<<<<
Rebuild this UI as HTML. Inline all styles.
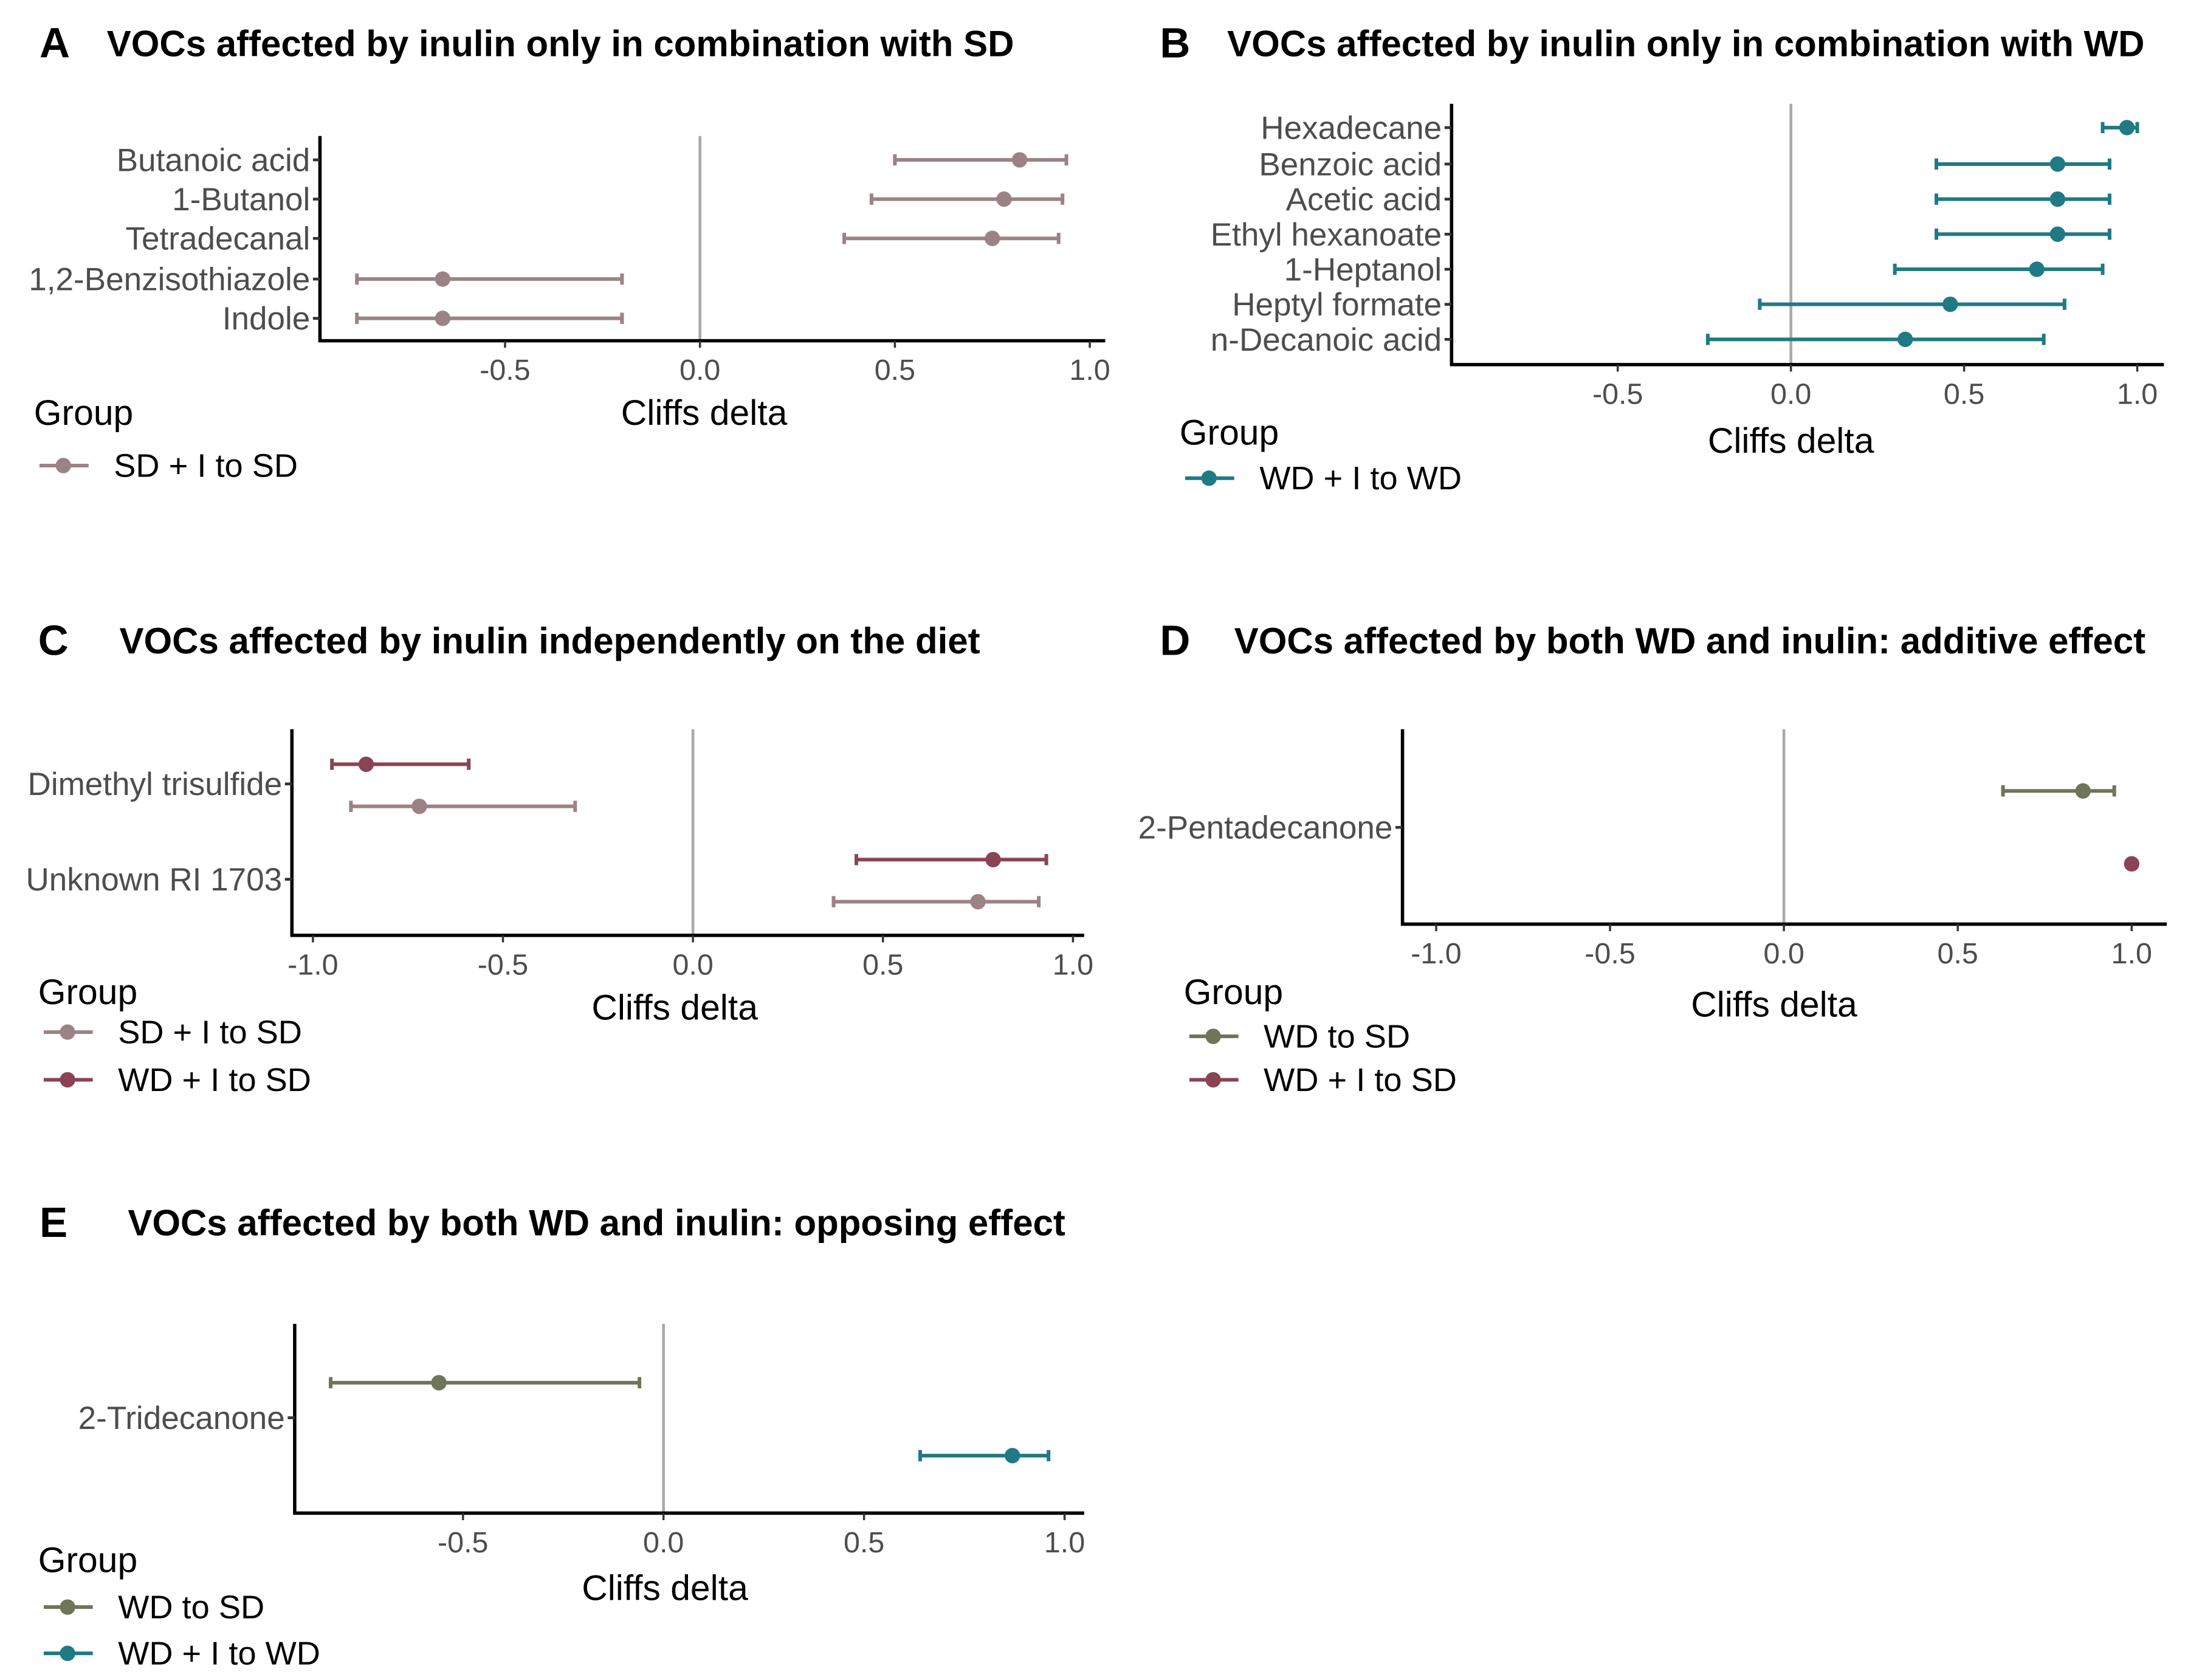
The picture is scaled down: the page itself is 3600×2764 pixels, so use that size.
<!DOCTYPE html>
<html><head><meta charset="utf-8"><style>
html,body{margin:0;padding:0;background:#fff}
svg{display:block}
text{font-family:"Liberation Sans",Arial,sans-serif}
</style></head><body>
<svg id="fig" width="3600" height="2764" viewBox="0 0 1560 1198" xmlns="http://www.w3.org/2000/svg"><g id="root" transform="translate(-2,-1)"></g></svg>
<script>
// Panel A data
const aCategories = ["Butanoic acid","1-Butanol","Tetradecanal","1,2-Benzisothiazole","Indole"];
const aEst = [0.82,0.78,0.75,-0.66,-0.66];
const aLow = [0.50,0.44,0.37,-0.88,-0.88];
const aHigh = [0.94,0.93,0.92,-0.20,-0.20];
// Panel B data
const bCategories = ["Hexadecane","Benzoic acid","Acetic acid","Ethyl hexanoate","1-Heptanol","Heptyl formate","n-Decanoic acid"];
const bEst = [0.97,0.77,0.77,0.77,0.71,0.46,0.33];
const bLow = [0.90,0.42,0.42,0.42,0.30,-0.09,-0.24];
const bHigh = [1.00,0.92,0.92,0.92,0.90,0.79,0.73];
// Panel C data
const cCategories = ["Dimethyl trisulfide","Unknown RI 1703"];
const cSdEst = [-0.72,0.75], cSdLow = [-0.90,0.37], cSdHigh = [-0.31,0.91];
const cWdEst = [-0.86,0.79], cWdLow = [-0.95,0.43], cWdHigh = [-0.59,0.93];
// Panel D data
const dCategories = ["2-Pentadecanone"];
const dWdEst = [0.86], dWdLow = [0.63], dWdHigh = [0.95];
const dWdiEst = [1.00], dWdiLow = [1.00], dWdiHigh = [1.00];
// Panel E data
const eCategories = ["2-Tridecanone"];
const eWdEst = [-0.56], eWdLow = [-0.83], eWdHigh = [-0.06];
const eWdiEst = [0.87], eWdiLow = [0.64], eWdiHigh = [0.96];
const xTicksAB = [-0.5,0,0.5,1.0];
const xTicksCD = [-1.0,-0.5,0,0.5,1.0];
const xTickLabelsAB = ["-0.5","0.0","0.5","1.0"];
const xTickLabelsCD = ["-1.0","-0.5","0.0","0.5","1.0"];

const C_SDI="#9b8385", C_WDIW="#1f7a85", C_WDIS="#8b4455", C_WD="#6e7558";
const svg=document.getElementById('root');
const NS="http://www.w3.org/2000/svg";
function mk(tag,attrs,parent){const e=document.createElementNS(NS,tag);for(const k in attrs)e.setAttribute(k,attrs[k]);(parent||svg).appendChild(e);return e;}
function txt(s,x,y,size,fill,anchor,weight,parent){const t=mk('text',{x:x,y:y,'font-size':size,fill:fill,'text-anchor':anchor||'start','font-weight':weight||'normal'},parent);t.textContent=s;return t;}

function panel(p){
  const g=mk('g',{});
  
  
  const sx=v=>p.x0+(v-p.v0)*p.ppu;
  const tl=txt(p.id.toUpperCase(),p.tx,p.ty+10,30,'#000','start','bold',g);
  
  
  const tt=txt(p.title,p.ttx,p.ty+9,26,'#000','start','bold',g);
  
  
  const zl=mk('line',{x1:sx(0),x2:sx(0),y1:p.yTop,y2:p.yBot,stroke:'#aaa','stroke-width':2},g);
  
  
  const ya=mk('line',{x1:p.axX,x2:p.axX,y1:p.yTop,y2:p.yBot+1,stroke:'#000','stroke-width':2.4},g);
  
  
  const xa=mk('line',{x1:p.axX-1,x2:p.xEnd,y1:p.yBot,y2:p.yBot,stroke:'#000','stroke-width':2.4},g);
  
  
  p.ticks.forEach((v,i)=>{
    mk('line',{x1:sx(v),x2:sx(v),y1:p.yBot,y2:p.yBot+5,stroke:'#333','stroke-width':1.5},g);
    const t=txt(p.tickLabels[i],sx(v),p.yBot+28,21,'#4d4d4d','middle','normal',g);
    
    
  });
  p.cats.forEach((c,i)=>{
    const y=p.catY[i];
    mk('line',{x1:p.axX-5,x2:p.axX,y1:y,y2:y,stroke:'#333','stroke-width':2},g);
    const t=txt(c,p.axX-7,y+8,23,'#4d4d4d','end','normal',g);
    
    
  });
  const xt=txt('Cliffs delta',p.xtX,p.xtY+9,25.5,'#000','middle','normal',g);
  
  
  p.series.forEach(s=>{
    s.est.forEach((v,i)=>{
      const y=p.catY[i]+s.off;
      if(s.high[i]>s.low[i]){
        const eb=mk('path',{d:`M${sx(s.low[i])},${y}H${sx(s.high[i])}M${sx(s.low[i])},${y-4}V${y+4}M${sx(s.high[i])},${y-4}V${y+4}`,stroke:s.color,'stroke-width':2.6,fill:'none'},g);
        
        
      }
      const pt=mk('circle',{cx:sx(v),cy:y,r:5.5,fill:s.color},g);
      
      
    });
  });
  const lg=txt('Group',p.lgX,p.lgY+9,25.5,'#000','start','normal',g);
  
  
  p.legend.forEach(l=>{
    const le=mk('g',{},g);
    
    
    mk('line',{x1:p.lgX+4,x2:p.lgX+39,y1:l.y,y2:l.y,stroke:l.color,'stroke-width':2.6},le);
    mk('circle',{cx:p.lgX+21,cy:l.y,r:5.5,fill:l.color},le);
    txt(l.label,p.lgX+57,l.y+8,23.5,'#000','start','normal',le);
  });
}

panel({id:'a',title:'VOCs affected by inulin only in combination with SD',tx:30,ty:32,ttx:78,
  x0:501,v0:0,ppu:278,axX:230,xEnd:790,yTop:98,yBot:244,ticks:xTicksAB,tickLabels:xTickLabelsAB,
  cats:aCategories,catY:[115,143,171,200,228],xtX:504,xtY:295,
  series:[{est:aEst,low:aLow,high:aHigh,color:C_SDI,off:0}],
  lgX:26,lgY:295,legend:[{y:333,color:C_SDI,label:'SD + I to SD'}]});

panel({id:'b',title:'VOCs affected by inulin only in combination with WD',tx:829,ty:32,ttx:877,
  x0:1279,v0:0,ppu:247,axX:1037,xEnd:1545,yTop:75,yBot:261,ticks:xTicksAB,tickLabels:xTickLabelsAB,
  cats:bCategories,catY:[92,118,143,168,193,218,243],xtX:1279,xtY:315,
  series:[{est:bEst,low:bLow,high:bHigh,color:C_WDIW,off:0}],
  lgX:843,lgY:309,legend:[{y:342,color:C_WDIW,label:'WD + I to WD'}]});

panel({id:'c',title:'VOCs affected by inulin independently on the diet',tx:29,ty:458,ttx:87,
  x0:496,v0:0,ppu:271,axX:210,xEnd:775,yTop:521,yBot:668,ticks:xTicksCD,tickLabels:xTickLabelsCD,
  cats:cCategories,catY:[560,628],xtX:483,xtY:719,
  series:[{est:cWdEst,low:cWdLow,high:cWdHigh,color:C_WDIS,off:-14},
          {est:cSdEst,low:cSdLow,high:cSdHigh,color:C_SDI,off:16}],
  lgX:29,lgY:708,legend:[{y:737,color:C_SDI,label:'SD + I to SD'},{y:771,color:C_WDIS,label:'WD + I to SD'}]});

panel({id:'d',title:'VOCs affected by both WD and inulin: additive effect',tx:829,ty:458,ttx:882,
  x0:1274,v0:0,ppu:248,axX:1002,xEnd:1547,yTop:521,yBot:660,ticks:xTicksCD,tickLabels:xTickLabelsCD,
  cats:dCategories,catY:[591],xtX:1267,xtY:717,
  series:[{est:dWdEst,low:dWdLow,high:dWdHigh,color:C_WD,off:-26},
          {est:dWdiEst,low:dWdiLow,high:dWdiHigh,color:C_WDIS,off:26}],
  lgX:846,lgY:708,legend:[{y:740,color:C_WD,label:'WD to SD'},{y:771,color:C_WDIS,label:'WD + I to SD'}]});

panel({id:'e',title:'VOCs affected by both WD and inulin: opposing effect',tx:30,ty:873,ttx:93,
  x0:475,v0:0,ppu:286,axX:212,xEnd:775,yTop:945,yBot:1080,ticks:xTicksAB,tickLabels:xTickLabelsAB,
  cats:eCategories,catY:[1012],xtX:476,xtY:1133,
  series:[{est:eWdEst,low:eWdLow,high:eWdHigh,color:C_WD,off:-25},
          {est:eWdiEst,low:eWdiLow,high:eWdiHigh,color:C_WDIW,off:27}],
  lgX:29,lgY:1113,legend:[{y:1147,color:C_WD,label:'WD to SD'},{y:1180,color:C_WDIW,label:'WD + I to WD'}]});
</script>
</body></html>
>>>>
Copy each line above that contains the string "size".

The picture is scaled down: the page itself is 3600×2764 pixels, so use that size.
function txt(s,x,y,size,fill,anchor,weight,parent){const t=mk('text',{x:x,y:y,'font-size':size,fill:fill,'text-anchor':anchor||'start','font-weight':weight||'normal'},parent);t.textContent=s;return t;}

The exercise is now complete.